I also failed to mention Betsy Andrews' slick and beautiful chapbook on Sardines Press. As well as the countless, some beautiful, some horrible, chapbooks I have had the misfortune of being presses with at JOB INTERVIEWS over the years. Yup, you have to explain a gap -- and you say, well, I am also a published creative writer as well as a software development, training, and policy & procedures manager, and during that time, I was teaching / writing etc. -- and then they say I AM TOO and open their desk drawers. Some of the most strange and bad chapbooks I have are from job interviews.

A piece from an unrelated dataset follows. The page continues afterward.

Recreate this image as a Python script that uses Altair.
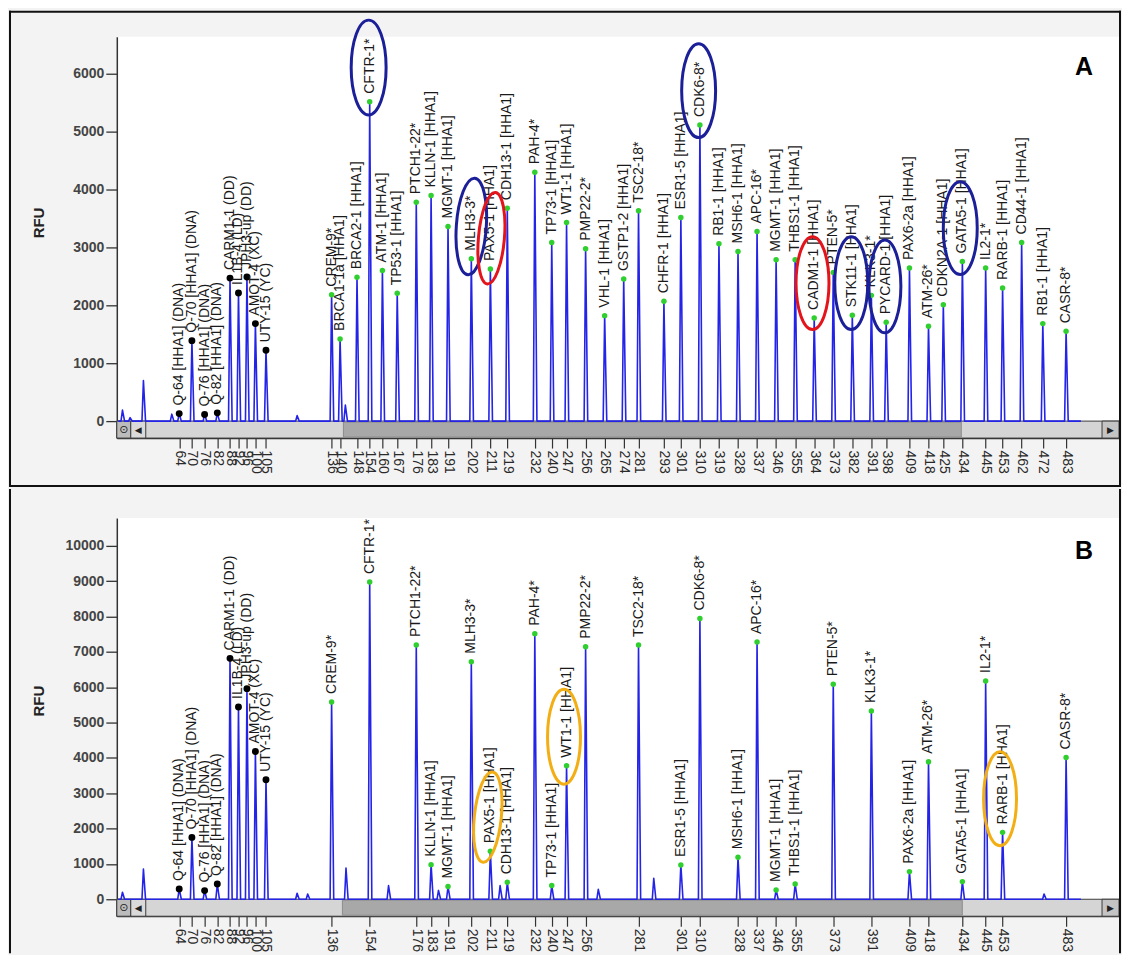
import altair as alt
import pandas as pd

FONT = "Liberation Sans"

# ---------------- Panel A: labelled peaks ----------------
A_LABELS = [
    "Q-64 [HHA1] (DNA)", "Q-70 [HHA1] (DNA)", "Q-76 [HHA1] (DNA)", "Q-82 [HHA1] (DNA)",
    "CARM1-1 (DD)", "IL1B-4 (LD)", "JPH3-up (DD)", "AMOT-4 (XC)", "UTY-15 (YC)",
    "CREM-9*", "BRCA1-1a [HHA1]", "BRCA2-1 [HHA1]", "CFTR-1*", "ATM-1 [HHA1]",
    "TP53-1 [HHA1]", "PTCH1-22*", "KLLN-1 [HHA1]", "MGMT-1 [HHA1]", "MLH3-3*",
    "PAX5-1 [HHA1]", "CDH13-1 [HHA1]", "PAH-4*", "TP73-1 [HHA1]", "WT1-1 [HHA1]",
    "PMP22-2*", "VHL-1 [HHA1]", "GSTP1-2 [HHA1]", "TSC2-18*", "CHFR-1 [HHA1]",
    "ESR1-5 [HHA1]", "CDK6-8*", "RB1-1 [HHA1]", "MSH6-1 [HHA1]", "APC-16*",
    "MGMT-1 [HHA1]", "THBS1-1 [HHA1]", "CADM1-1 [HHA1]", "PTEN-5*", "STK11-1 [HHA1]",
    "KLK3-1*", "PYCARD-1 [HHA1]", "PAX6-2a [HHA1]", "ATM-26*", "CDKN2A-1 [HHA1]",
    "GATA5-1 [HHA1]", "IL2-1*", "RARB-1 [HHA1]", "CD44-1 [HHA1]", "RB1-1 [HHA1]",
    "CASR-8*",
]
A_BP = [64, 70, 76, 82, 88, 92, 96, 100, 105,
        136, 140, 148, 154, 160, 167, 176, 183, 191, 202,
        211, 219, 232, 240, 247, 256, 265, 274, 281, 293,
        301, 310, 319, 328, 337, 346, 355, 364, 373, 382,
        391, 398, 409, 418, 425, 434, 445, 453, 462, 472, 483]
A_RFU = [130, 1390, 115, 143, 2470, 2212, 2488, 1684, 1224,
         2184, 1420, 2483, 5517, 2603, 2207, 3781, 3897, 3362, 2805,
         2626, 3678, 4299, 3086, 3431, 2977, 1822, 2454, 3632, 2069,
         3517, 5115, 3063, 2931, 3276, 2787, 2787, 1782, 2569, 1828,
         2172, 1707, 2644, 1638, 2011, 2759, 2644, 2299, 3086, 1684, 1552]
A_MINOR_BP = [37.2, 40.8, 47.1, 60.5, 119.7, 142.5]
A_MINOR_RFU = [190, 60, 702, 120, 95, 276]

# ---------------- Panel B: labelled peaks ----------------
B_LABELS = [
    "Q-64 [HHA1] (DNA)", "Q-70 [HHA1] (DNA)", "Q-76 [HHA1] (DNA)", "Q-82 [HHA1] (DNA)",
    "CARM1-1 (DD)", "IL1B-4 (LD)", "JPH3-up (DD)", "AMOT-4 (XC)", "UTY-15 (YC)",
    "CREM-9*", "CFTR-1*", "PTCH1-22*", "KLLN-1 [HHA1]", "MGMT-1 [HHA1]", "MLH3-3*",
    "PAX5-1 [HHA1]", "CDH13-1 [HHA1]", "PAH-4*", "TP73-1 [HHA1]", "WT1-1 [HHA1]",
    "PMP22-2*", "TSC2-18*", "ESR1-5 [HHA1]", "CDK6-8*", "MSH6-1 [HHA1]", "APC-16*",
    "MGMT-1 [HHA1]", "THBS1-1 [HHA1]", "PTEN-5*", "KLK3-1*", "PAX6-2a [HHA1]",
    "ATM-26*", "GATA5-1 [HHA1]", "IL2-1*", "RARB-1 [HHA1]", "CASR-8*",
]
B_BP = [64, 70, 76, 82, 88, 92, 96, 100, 105,
        136, 154, 176, 183, 191, 202, 211, 219, 232, 240, 247,
        256, 281, 301, 310, 328, 337, 346, 355, 373, 391, 409,
        418, 434, 445, 453, 483]
B_RFU = [291, 1751, 245, 433, 6817, 5443, 5960, 4181, 3381,
         5585, 8975, 7195, 980, 359, 6723, 1356, 480, 7514, 387, 3777,
         7147, 7195, 969, 7946, 1186, 7279, 263, 433, 6083, 5330, 782,
         3889, 499, 6177, 1893, 4011]
B_MINOR_BP = [37.2, 47.1, 119.7, 124.7, 142.8, 162.9, 186.5, 215.6, 262.0, 288.2, 472.6]
B_MINOR_RFU = [198, 856, 170, 150, 884, 386, 250, 386, 280, 590, 150]

# ---------------- annotations (ellipses, panel letters) ----------------
A_ELL_BP = [153.5, 202.0, 211.5, 309.4, 363.2, 381.5, 397.4, 433.0]
A_ELL_RFU = [6107, 3362, 3160, 5707, 2384, 2384, 2328, 3333]
B_ELL_BP = [209.8, 245.8, 451.8]
B_ELL_RFU = [2325, 4599, 2845]
LETTERS = ["A", "B"]
LETTER_BP = [491.5, 491.5]
LETTER_RFU = [6120, 9859]

# ---------------- styles ----------------
NAVY, RED, ORANGE = "#1b1f98", "#e3141b", "#f3ae14"
A_ELL_W = [35, 30, 26, 34, 33, 33, 32, 34]
A_ELL_H = [95, 97, 92, 94, 93, 93, 93, 93]
A_ELL_TILT = [0, 4, 5, 0, 0, 0, 0, 0]
A_ELL_COLOR = [NAVY, NAVY, RED, NAVY, RED, NAVY, NAVY, NAVY]
B_ELL_W = [27, 33, 33]
B_ELL_H = [91, 95, 94]
B_ELL_TILT = [6, 0, 0]
B_ELL_COLOR = [ORANGE, ORANGE, ORANGE]

TRACE_COLOR = "#2424e8"
GREEN = "#2fcf2f"
FOOT_L, FOOT_R = 0.7, 1.0
TRACE_START, TRACE_END = 35.2, 490.0
X_DOMAIN = [34.52, 508.0]
PLOT_W = 1004
ONE = pd.DataFrame({"k": [0]})


def ellipse_path(w, h):
    r = w / h
    k = 0.5523
    return (f"M0,-1C{k*r:.4f},-1,{r:.4f},{-k:.4f},{r:.4f},0"
            f"C{r:.4f},{k:.4f},{k*r:.4f},1,0,1"
            f"C{-k*r:.4f},1,{-r:.4f},{k:.4f},{-r:.4f},0"
            f"C{-r:.4f},{-k:.4f},{-k*r:.4f},-1,0,-1Z")


def trace_table(bp, rfu, mbp, mrfu):
    peaks = sorted(zip(list(bp) + list(mbp), list(rfu) + list(mrfu)))
    xs, ys = [TRACE_START], [0.0]
    for b, h in peaks:
        xs += [b - FOOT_L, b, b + FOOT_R]
        ys += [0.0, h, 0.0]
    xs.append(TRACE_END)
    ys.append(0.0)
    return pd.DataFrame({"bp": xs, "rfu": ys, "i": list(range(len(xs)))})


def vrect(x1, x2, y1, y2, fill, stroke="#3c3c3c", sw=1):
    return alt.Chart(ONE).mark_rect(fill=fill, stroke=stroke, strokeWidth=sw).encode(
        x=alt.value(x1), x2=alt.value(x2), y=alt.value(y1), y2=alt.value(y2))


def vrule(x1, x2, y1, y2, color="#111111", sw=2, cap="butt"):
    return alt.Chart(ONE).mark_rule(color=color, strokeWidth=sw, strokeCap=cap).encode(
        x=alt.value(x1), x2=alt.value(x2), y=alt.value(y1), y2=alt.value(y2))


def vglyph(ch, x, y, size):
    return alt.Chart(ONE).mark_text(text=ch, fontSize=size, color="#202020",
                                    font="DejaVu Sans").encode(x=alt.value(x), y=alt.value(y))


def panel(labels, bp, rfu, mbp, mrfu, ebp, erfu, ew, eh, etilt, ecolor,
          letter, lbp, lrfu, ydom, yticks, height, title_y, thumb, frame):
    xenc = alt.X("bp:Q", scale=alt.Scale(domain=X_DOMAIN, nice=False, zero=False),
                 axis=alt.Axis(values=sorted(set(bp)), title=None, format="d",
                               labelAngle=90, labelAlign="left", labelBaseline="middle",
                               labelFontSize=14, labelColor="#2a2a2a", labelFont=FONT,
                               labelPadding=2, labelOverlap=False, labelFlush=False,
                               tickSize=10, tickColor="#333333", tickWidth=1.2,
                               domainColor="#333333", domainWidth=1.2, grid=False))
    yenc = alt.Y("rfu:Q", scale=alt.Scale(domain=ydom, nice=False, zero=False),
                 axis=alt.Axis(values=yticks, format="d", title="RFU",
                               titleX=-78, titleY=title_y, titleAngle=270,
                               titleAlign="center", titleBaseline="middle",
                               titleFontSize=15, titleFontWeight="bold", titleFont=FONT,
                               titleColor="#222222",
                               labelFontSize=14, labelFontWeight="bold", labelFont=FONT,
                               labelColor="#444444", labelPadding=2,
                               tickSize=11, tickColor="#333333", tickWidth=1.3,
                               domainColor="#333333", domainWidth=1.5, grid=False))
    H = height
    layers = []
    # scrollbar chrome under the trace
    layers.append(vrect(0, PLOT_W, H - 17, H, "#d5d5d5"))
    layers.append(vrect(thumb[0], thumb[1], H - 16, H - 1, "#a8a8a8", stroke="#8c8c8c"))
    layers.append(vrect(0, 14, H - 17, H, "#bcbcbc"))
    layers.append(vrect(14, 29, H - 17, H, "#dadada"))
    layers.append(vrect(PLOT_W - 17, PLOT_W, H - 17, H, "#c4c4c4"))
    layers.append(vglyph("⊙", 7, H - 8.5, 11))
    layers.append(vglyph("◀", 21.5, H - 8.5, 9))
    layers.append(vglyph("▶", PLOT_W - 8.5, H - 8.5, 9))

    tr = trace_table(bp, rfu, mbp, mrfu)
    layers.append(alt.Chart(tr).mark_line(color=TRACE_COLOR, strokeWidth=1.6,
                                          strokeJoin="round").encode(
        x=xenc, y=yenc, order=alt.Order("i:Q")))

    pk = pd.DataFrame({"bp": bp, "rfu": rfu, "label": labels})
    pk["dot"] = ["#000000" if "(" in s else GREEN for s in labels]
    pk["dsize"] = [48 if "(" in s else 30 for s in labels]
    layers.append(alt.Chart(pk).mark_circle(opacity=1).encode(
        x=xenc, y=yenc, color=alt.Color("dot:N", scale=None),
        size=alt.Size("dsize:Q", scale=None)))
    layers.append(alt.Chart(pk).mark_text(angle=270, align="left", baseline="middle",
                                          dx=8, fontSize=14, font=FONT,
                                          color="#1a1a1a").encode(
        x=xenc, y=yenc, text="label:N"))

    el = pd.DataFrame({"bp": ebp, "rfu": erfu,
                       "shape": [ellipse_path(w, h) for w, h in zip(ew, eh)],
                       "size": [h * h for h in eh], "tilt": etilt, "col": ecolor})
    layers.append(alt.Chart(el).mark_point(filled=False, strokeWidth=3, opacity=1).encode(
        x=xenc, y=yenc,
        shape=alt.Shape("shape:N", scale=None),
        size=alt.Size("size:Q", scale=None),
        angle=alt.Angle("tilt:Q", scale=None),
        color=alt.Color("col:N", scale=None)))

    lt = pd.DataFrame({"bp": [lbp], "rfu": [lrfu], "t": [letter]})
    layers.append(alt.Chart(lt).mark_text(fontSize=25, fontWeight="bold", font=FONT,
                                          color="#000000").encode(
        x=xenc, y=yenc, text="t:N"))

    for f in frame:
        layers.append(vrule(*f))

    return alt.layer(*layers).properties(width=PLOT_W, height=H)


A_FRAME = [(-107, 1005, -25, -25, "#111111", 2, "square"),
           (-107, -107, -25, 450, "#111111", 2, "square"),
           (1005, 1005, -25, 450, "#111111", 2, "square"),
           (-107, 1005, 450, 450, "#111111", 2, "square")]
B_FRAME = [(-107, -107, -28, 435, "#111111", 2, "square"),
           (1005, 1005, -28, 435, "#111111", 2, "square")]

chart_a = panel(A_LABELS, A_BP, A_RFU, A_MINOR_BP, A_MINOR_RFU,
                A_ELL_BP, A_ELL_RFU, A_ELL_W, A_ELL_H, A_ELL_TILT, A_ELL_COLOR,
                LETTERS[0], LETTER_BP[0], LETTER_RFU[0],
                [-293, 6638], [0, 1000, 2000, 3000, 4000, 5000, 6000], 402, 186,
                (227, 846), A_FRAME)
chart_b = panel(B_LABELS, B_BP, B_RFU, B_MINOR_BP, B_MINOR_RFU,
                B_ELL_BP, B_ELL_RFU, B_ELL_W, B_ELL_H, B_ELL_TILT, B_ELL_COLOR,
                LETTERS[1], LETTER_BP[1], LETTER_RFU[1],
                [-480, 10791], [0, 1000, 2000, 3000, 4000, 5000, 6000, 7000, 8000, 9000, 10000],
                399, 183, (226, 847), B_FRAME)

chart = alt.vconcat(chart_a, chart_b, spacing=0).properties(
    padding={"left": 0, "top": 1, "right": 0, "bottom": 0},
    background="#f3f3f3",
).configure_view(fill="white", strokeWidth=0)

chart.save("out.html", embed_options={"renderer": "svg", "actions": False})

I do bring my books if I am interviewing for something regarding a documentation or publishing project. But I do to mostly explain, that -- and here again I guess I'm using confusing terminology -- that even though I'm published by presses they've never heard of, like Tupelo, and Salt, and Green Integer (ok, just in an anthology, but, you know, I was not in any of the turn of the century or younger writers or not published writers antholgies because I was in LA, and this is a So Cal anthology), rather than Simon & Schuster, these are "real" books and "real" presses.

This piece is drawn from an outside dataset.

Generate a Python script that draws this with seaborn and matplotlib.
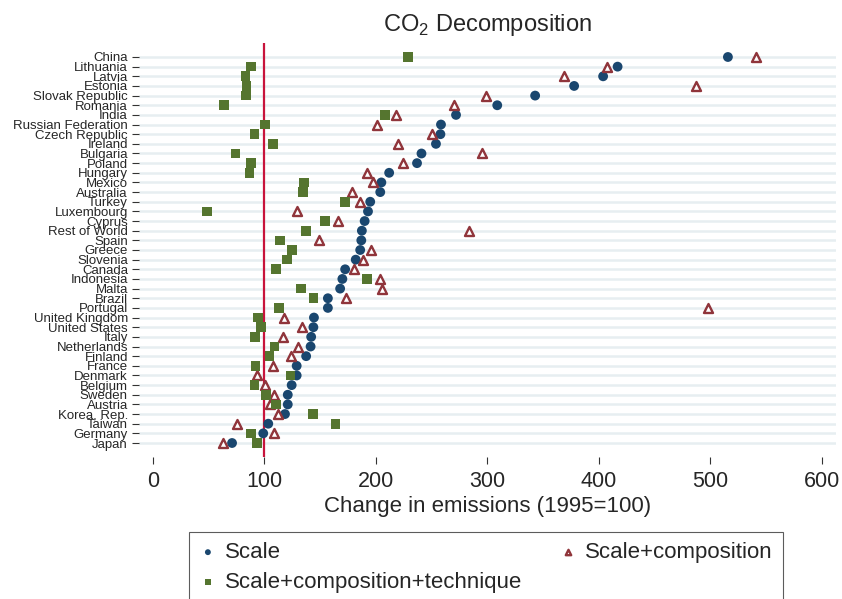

Still doesn't completely do away with the -- here -- take it -- it is the book of poetry my mom write for us kids before she died -- but it does flush out the -- here we go, about to get confusing again -- "real" writers in the corporate workplace, of which there are many (fewer here in southern california -- more drawer screenplays -- a blessing).
Post to I AM YER GRAMMAR
I read this on Gary's blog and then came here to read it. And I think that you raise and interesting and important point, which is that "innovative poetry" is, unfortunately, almost totally removed from the circle of "artist" books, artist writing, performance art centered in the visual arts and increasingly the media arts/visual arts nexus, rather than the literature/arts nexus. The examples that prove the rule are the fluxus folks, NOT "the second generation New York School" as much as "the poets who were in New York at the same time as the second generation New York School," and the NY langpos (or the langpos in their NYC phase). Kelsey Street -- a few presses like that --.
But I challenge you to try to get your work of visual poetry, your small press book, your whatever, no matter how innovaative, not into B&N (which I view as something of a lost cause) but into the DIA bookshop (I have). Try to access the presses who bring out those gorgeous gallery and museum catalogs for poetry rather than "creative criticism / poetry" to accompany the paintings, etc. (I have).
I challenge you or anyone to try to set up a reading series in a museum that regularly features art which has a great deal to do with text, textuality, writing, performance, installation / environment / architecture and "literature" and get the CURATORS, not the pr or education department folks, to realize that there is a whole world of similar art that they don't know anything about, and also represent that in their programming, education, and shows. I have!